Hooop! Aklıma gelen cümle yüzünden gözlerim doldu, sesim tıkandı, konuşamadım... Durduk yani. Durdurdum. Gözkapaklarının gözyaşını içine çeken bir mekanizması var. Bir süre bekledikten sonra cevapladım soruyu:

"Çocuklarını seven bir ülke... Bu kadar iğdiş etmeyen... Belki o zaman... "

ÇOCUKLAR ÖLMEZ Kİ!

Günlerdir bütün gündemin içinde bir tek şu Kayseri deki üç çocuğun yüzü gözümün önünden gitmiyor. Üçünün bir kadraja sığışmış gülen yüzleri, kara gözleri... Ölüm diye bir şeyin olmadığı bir yerden bakıyorlarmış gibi sanki bize o fotoğraftan. Ama yoklar. Adamın teki öldürmüş, üzerine gidip bir de Yasin okumuş. Allah affeder mi? Ben affetmem.

Dün de şöyle bir haber vardı:

Dokuz yaşındaki Fırat, üvey annesi tarafından öldürülüp, parçalara bölünüp, pusetle taşınıp çöpe atılmış. Zaten babası da üvey annesiyle bir olup onu çok dövüyormuş. (Demek birileri biliyordu bunu ve engel olmadı. Çocuk kendilerinin değil ya, çocuk denen insanoğlu birilerine ait ve tamamen onların tasarrufunda ya, zaten onlar da kendi çocuklarını -tabii ki daha makul düzeyde- dövüyor ya, o yüzden olmalı.)

Ergenlik dönemi duygu bozukluğu tedavisi gören Göknur'u babası "Kaçmasın" diye odaya kilitlemiş. Kız da arkadaşıyla birlikte yedinci kadın balkonundan aşağı kata inmeye çalışırken düşüp hayatını yitirmiş.

Kayseri deki çocukların katilini bulan ekip için kayıp çocukların anneleri sıraya girmiş.

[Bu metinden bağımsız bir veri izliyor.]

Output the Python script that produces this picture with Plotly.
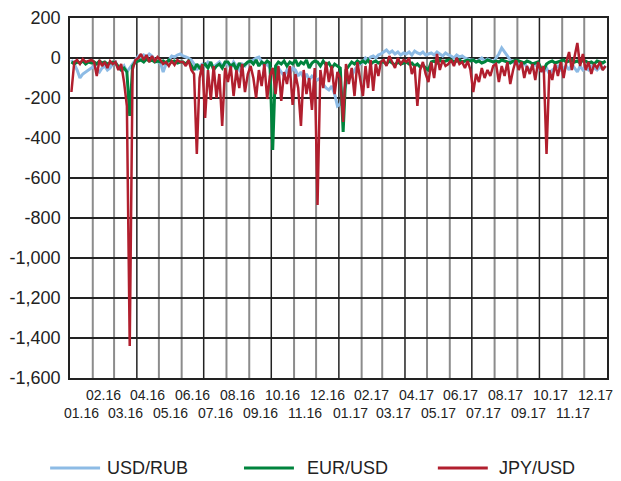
import plotly.graph_objects as go
import pandas as pd

month_labels = ["01.16", "02.16", "03.16", "04.16", "05.16", "06.16",
                "07.16", "08.16", "09.16", "10.16", "11.16", "12.16",
                "01.17", "02.17", "03.17", "04.17", "05.17", "06.17",
                "07.17", "08.17", "09.17", "10.17", "11.17", "12.17"]

y_ticks = [200, 0, -200, -400, -600, -800, -1000, -1200, -1400, -1600]
y_tick_text = ["200", "0", "-200", "-400", "-600", "-800", "-1,000",
               "-1,200", "-1,400", "-1,600"]

series_names = ["USD/RUB", "EUR/USD", "JPY/USD"]

# 8 readings per month, Jan 2016 .. Dec 2017
usd_rub = [
    [-10, -30, -60, -100, -80, -70, -60, -50],
    [-40, -60, -70, -50, -40, -60, -50, -30],
    [-20, -50, -60, -40, -70, -50, -30, -10],
    [10, 0, 15, 5, 20, 10, -10, -20],
    [-20, -70, -30, -10, 10, 5, 15, 20],
    [10, 5, 0, -10, -30, -60, -40, -30],
    [-40, -20, -30, -45, -30, -20, -40, -30],
    [-30, -50, -20, -40, -60, -30, -40, -20],
    [-20, -10, 0, 5, -20, -40, -30, -50],
    [-60, -80, -50, -70, -90, -60, -80, -50],
    [-60, -90, -70, -100, -80, -110, -90, -100],
    [-110, -100, -130, -150, -160, -140, -180, -240],
    [-230, -180, -130, -110, -90, -60, -40, -30],
    [-20, 0, -10, 5, 10, 0, 15, 20],
    [30, 40, 25, 35, 20, 30, 15, 25],
    [20, 30, 15, 35, 25, 20, 30, 15],
    [20, 25, 15, 30, 20, 10, 25, 15],
    [10, 0, 15, 5, 10, 0, -5, -10],
    [-10, -20, -10, 0, -15, -5, -10, -20],
    [0, 20, 50, 30, 10, -10, -20, -30],
    [-30, -40, -20, -50, -60, -40, -30, -50],
    [-60, -70, -50, -80, -60, -50, -40, -60],
    [-50, -40, -60, -30, -50, -70, -40, -60],
    [-50, -60, -40, -50, -60, -45, -55, -40],
]

eur_usd = [
    [-20, -30, -20, -25, -15, -30, -20, -25],
    [-20, -30, -15, -25, -20, -30, -25, -20],
    [-25, -40, -60, -50, -70, -290, -40, -20],
    [-15, -10, -20, -5, -15, -10, -20, -15],
    [-20, -15, -25, -10, -20, -15, -25, -20],
    [-20, -30, -15, -40, -60, -30, -50, -40],
    [-30, -50, -20, -60, -40, -30, -50, -20],
    [-20, -40, -30, -60, -25, -45, -30, -20],
    [-15, -30, -10, -40, -20, -30, -15, -25],
    [-460, -40, -20, -30, -15, -40, -20, -30],
    [-10, -40, -20, -30, -10, -50, -25, -15],
    [-20, -40, -15, -35, -25, -50, -30, -40],
    [-50, -370, -60, -40, -20, -30, -15, -25],
    [-15, -25, -10, -30, -20, -15, -25, -20],
    [-20, -30, -15, -25, -35, -20, -30, -25],
    [-20, -30, -25, -40, -30, -45, -35, -50],
    [-60, -20, -15, -25, -10, -20, -15, -10],
    [-10, -20, -15, -10, -20, -15, -10, -15],
    [-10, -20, -15, -25, -20, -10, -15, -20],
    [-15, -20, -10, -15, -20, -25, -15, -10],
    [-15, -20, -25, -15, -20, -30, -25, -20],
    [-50, -60, -30, -20, -15, -25, -20, -15],
    [-10, -20, -15, -10, -20, -15, -25, -10],
    [-15, -25, -20, -30, -15, -20, -25, -15],
]

jpy_usd = [
    [-170, -20, -10, -30, -5, -20, -15, -10],
    [-20, -90, -10, -40, -20, -50, -15, -30],
    [-20, -60, -30, -120, -240, -1440, -60, -10],
    [0, 20, -10, 15, -20, 10, -15, 5],
    [-10, -30, -20, -40, -15, -35, -10, -20],
    [-20, -40, -10, -60, -80, -480, -100, -30],
    [-300, -60, -210, -40, -200, -80, -340, -50],
    [-120, -40, -190, -60, -150, -30, -170, -80],
    [-40, -100, -200, -60, -140, -30, -205, -90],
    [-50, -180, -40, -215, -70, -130, -40, -235],
    [-80, -150, -340, -60, -180, -100, -260, -50],
    [-735, -60, -150, -20, -120, -40, -180, -70],
    [-100, -320, -30, -130, -50, -190, -20, -100],
    [-190, -40, -150, -10, -165, -30, -90, -20],
    [-10, -40, 10, -20, -50, 0, -30, -10],
    [-20, 0, -80, -40, -240, -60, -20, -80],
    [-120, -20, -100, 20, -60, -10, -40, -30],
    [-10, -40, 0, -30, -20, -50, -15, -60],
    [-170, -80, -120, -50, -100, -60, -90, -40],
    [-30, -120, -40, -90, -20, -130, -60, -10],
    [-60, -20, -100, -40, -80, -30, -110, -20],
    [-70, -40, -480, -60, -110, -30, -90, -20],
    [-100, -20, 30, -60, 10, 75, -40, 20],
    [-60, -20, -80, -30, -50, -20, -60, -40],
]

colors = ["#8dbbe5", "#00843d", "#b11f2e"]
widths = [3, 3, 2.5]

month_starts = pd.date_range("2016-01-01", periods=len(month_labels), freq="MS")


def month_dates(values):
    xs, ys = [], []
    for ms, row in zip(month_starts, values):
        n = len(row)
        days = ms.days_in_month
        for i, v in enumerate(row):
            xs.append(ms + pd.Timedelta(hours=(i + 0.5) / n * days * 24))
            ys.append(v)
    return xs, ys


FONT = "Liberation Sans, Arial, sans-serif"
TXT = "#222222"

fig = go.Figure()
for name, vals, color, w in zip(series_names, [usd_rub, eur_usd, jpy_usd],
                                colors, widths):
    xs, ys = month_dates(vals)
    fig.add_trace(go.Scatter(x=xs, y=ys, mode="lines", name=name,
                             line=dict(color=color, width=w)))

shapes = []
for ms in month_starts[1:]:
    quarter = ms.month in (1, 4, 7, 10)
    shapes.append(dict(type="line", xref="x", yref="paper", x0=ms, x1=ms,
                       y0=0, y1=1, layer="below",
                       line=dict(color="#222222" if quarter else "#8c8c8c",
                                 width=1.5 if quarter else 2)))

annotations = []
for k, (ms, lab) in enumerate(zip(month_starts, month_labels)):
    mid = ms + pd.Timedelta(hours=ms.days_in_month * 12)
    annotations.append(dict(x=mid, y=0, xref="x", yref="paper", text=lab,
                            showarrow=False, yanchor="middle",
                            yshift=-17 if k % 2 == 1 else -35,
                            font=dict(size=14, color=TXT, family=FONT)))

# custom legend (long line samples as in the reference)
legend_line_x = [(-0.037, 0.056), (0.324, 0.417), (0.685, 0.778)]
legend_text_x = [0.066, 0.437, 0.796]
for name, color, (lx0, lx1), tx in zip(series_names, colors, legend_line_x,
                                       legend_text_x):
    shapes.append(dict(type="line", xref="paper", yref="paper", x0=lx0,
                       x1=lx1, y0=-0.25, y1=-0.25,
                       line=dict(color=color, width=3)))
    annotations.append(dict(x=tx, y=-0.25, xref="paper", yref="paper",
                            text=name, showarrow=False, xanchor="left",
                            yanchor="middle",
                            font=dict(size=18, color=TXT, family=FONT)))

# the page body adds an 8px offset; margins compensate for it
fig.update_layout(
    width=613, height=473,
    margin=dict(l=62, r=14, t=10, b=103, autoexpand=False),
    paper_bgcolor="white", plot_bgcolor="white",
    font=dict(family=FONT, color=TXT),
    shapes=shapes, annotations=annotations,
    showlegend=False,
    xaxis=dict(type="date", range=["2016-01-01", "2018-01-01"],
               showgrid=False, showticklabels=False, zeroline=False,
               showline=True, linecolor="#222222", linewidth=1.5, mirror=True,
               ticks=""),
    yaxis=dict(range=[-1600, 200], tickmode="array", tickvals=y_ticks,
               ticktext=y_tick_text, showgrid=True, gridcolor="#222222",
               gridwidth=1.5, zeroline=False, showline=True,
               linecolor="#222222", linewidth=1.5, mirror=True, ticks="",
               ticklabelstandoff=4, ticklabeloverflow="allow",
               tickfont=dict(size=18, family=FONT, color=TXT)),
)

fig.write_html("out.html")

"Bizim çocuklarımızı da bulun" diyorlar. Ekibe şimdiden "süper polis" adı takıldı. Ve süper polis herkese nasip olmuyor demek ki. Öyle işte, şansına.

RUH SAĞLIĞI İHALESİ!

Çocuklara tecavüz eden herkes çocukluğunda tecavüze uğramıştır. Çocuklarını döven herkes çocukluğunda dövülmüştür. Çocuklarına psikolojik şiddet uygulayan bütün anne babalar muhakkak benzer bir çocukluk geçirmiştir. Bu çarkı bir yerde durdurmak mümkün değil mi? Barajlar, nükleer santrallar, dev binalar, otoyollar, metrolar yapılırken bütün bunları kullanacak insanların ruh sağlığı için doğru dürüst hiçbir projenin olmayışı?

Ensestin, çocuk tecavüzlerinin adını ağzına almayınca ortadan yok olacağını zannedenler, hiç değilse kendi çocukları için korkmalılar. Bir toplumun ruh sağlığı tam belinden çatırdadığı için önce kadınlar ve çocukların katledildiğini görmeliler.